29/02/12

As maçãs e os comboios a passar

Gostava de ter uma casa em que se ouvissem os comboios a passar. Em que imaginasse o frenesim absurdo das pessoas, os choques nas escadas, a aglutinação na entrada das carruagens. E eu a saborear a manhã, a acordar com o seu fresquinho, mais um café e um cigarro. Como se daquela casa eu visse tudo. Um planisfério interior da vida de outrém imaginada por mim, em breves recortes sonoros, em avisos com vozes cansativas onde se pede a compreensão dos passageiros. Mas o comboio terá um atrasado de cerca de 17 minutos, que mais parecem três horas.


As mais diversas linhas, as mais complexas ligações, ferrovias que me confudem o destino. Visto-me, oiço a rádio, perco-me nos livros do móvel antigo, leio os episódios nóctivagos que a calçada guardou para me confessar e nem sequer reparo.
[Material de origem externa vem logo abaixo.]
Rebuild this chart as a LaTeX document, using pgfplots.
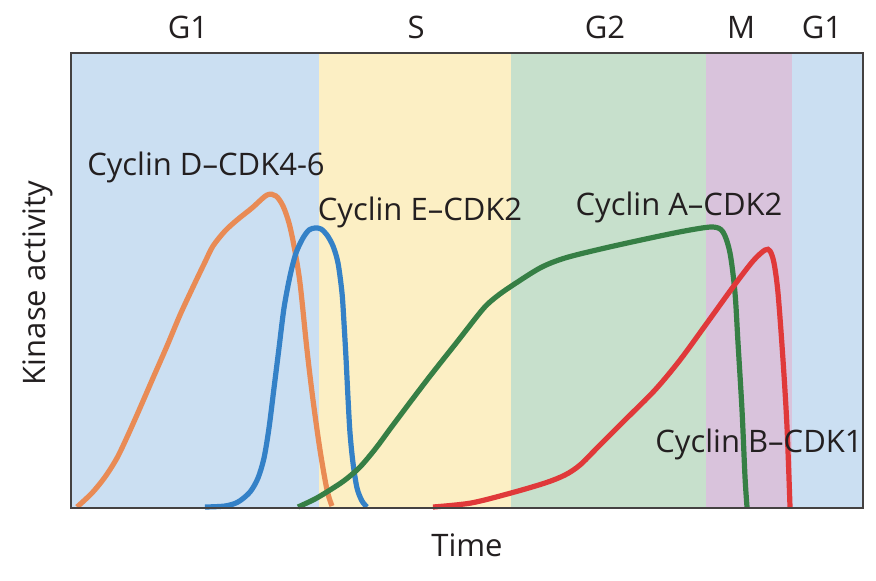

Depois preciso de me sentar, de apreciar os ponteiros a girar lentamente, preciso da tua cabeça no meu peito, do teu amor em silêncio ao desviar das persianas. Da tua birra de sono, do teu jeito de refilar sem parar de rir, da tua mania de não me deixares sair da cama e da tua irritação quando te pergunto se queres uma maçã. É impossível uma maçã dar-te ainda mais fome. Mas por mim não há problema, tomamos o pequeno-almoço na esplanada.



Miguel Branco

1 comentário:

  1. Eu já tive uma casa em frente aos comboios. faz muito barulho mas o silêncio da casa quente sabe bem e há sempre uns caminhos em que pensar, a roer uma maçã. Eu geralmente acompanhava com uma caneca de café.